# Need help on this question. thanks guys

• Jun 27th 2014, 02:32 AM
pumbaa213
Need help on this question. thanks guys
(i) Find the numerical value of the derivative of 3^x when x=2.
The answer given is 9.89

How do i solve this?

My attempt:
Firstly, i equate y=3^x
then i tried using ln to solve but i got stuck somewhere..
lny=xln3
...

• Jun 27th 2014, 04:31 AM
pumbaa213
Re: Need help on this question. thanks guys
its okay guys. I managed to solve it (finally!)

Let y=3^x
y=3^x
lny=ln3^x (ln both sides)
lny=xln3 (due to the law of log: lnx^a = alnx)
y= e^xln3 (change to index form)
dy/dx= e^xln3(ln3) (differentiate y)
dy/dx = 9.89 (3 s.f.)
• Jun 27th 2014, 06:55 AM
HallsofIvy
Re: Need help on this question. thanks guys
Another way to do this: $y= 3^x$ so ln(y)= x ln(3). Differentiate both sides with respect to x:
$\frac{1}{y}\frac{dy}{dx}= ln(3)$ so $\frac{dy}{dx}= y ln(3)= 3^x ln(3)$.

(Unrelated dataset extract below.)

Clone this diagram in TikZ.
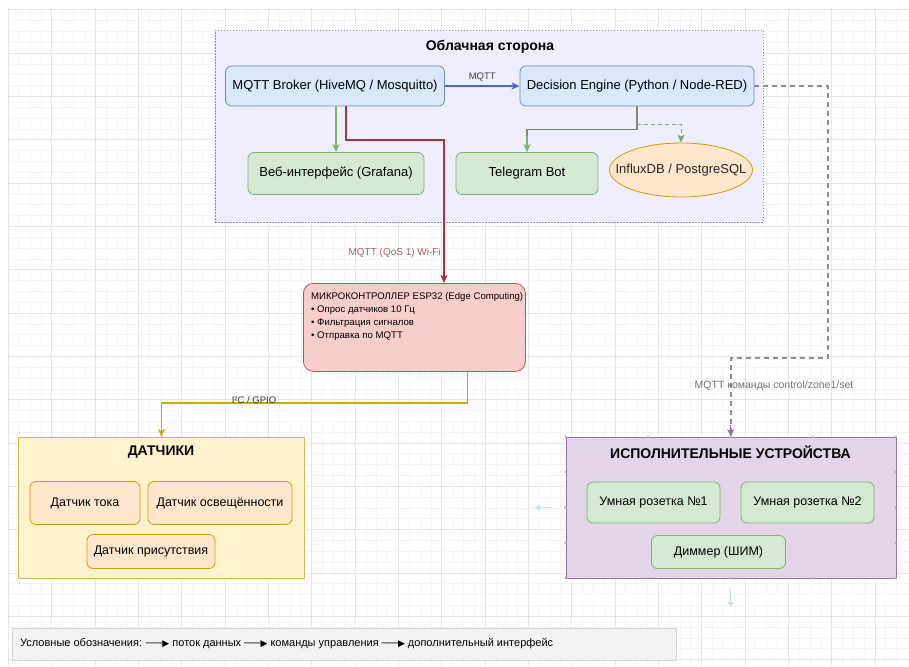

Going back to the definition of derivative, the difference quotient would be $\frac{3^{x+h}- 3^x}{h}= \frac{3^x3^h- 3^x}{h}= 3^x\frac{3^h- 1}{h}$. So the derivative is given by $\lim_{h\to 0} 3^x \frac{3^h- 1}{h}= 3^x\left(\lim_{h\to 0}\frac{3^h- 1}{h}\right)$

Notice that the first part of that, $3^x$ does not have an "h" while the limit does not involve "x". That means that the derivative of $3^x$ is just $3^x$ times a constant. (Of course there is nothing special about "3"- exactly the same thing can be done with an positive number "a", though the constant varies with a.) Using $3^x= e^{ln(3^x)}= e^{xln(3)}$ shows that the constant is ln(3).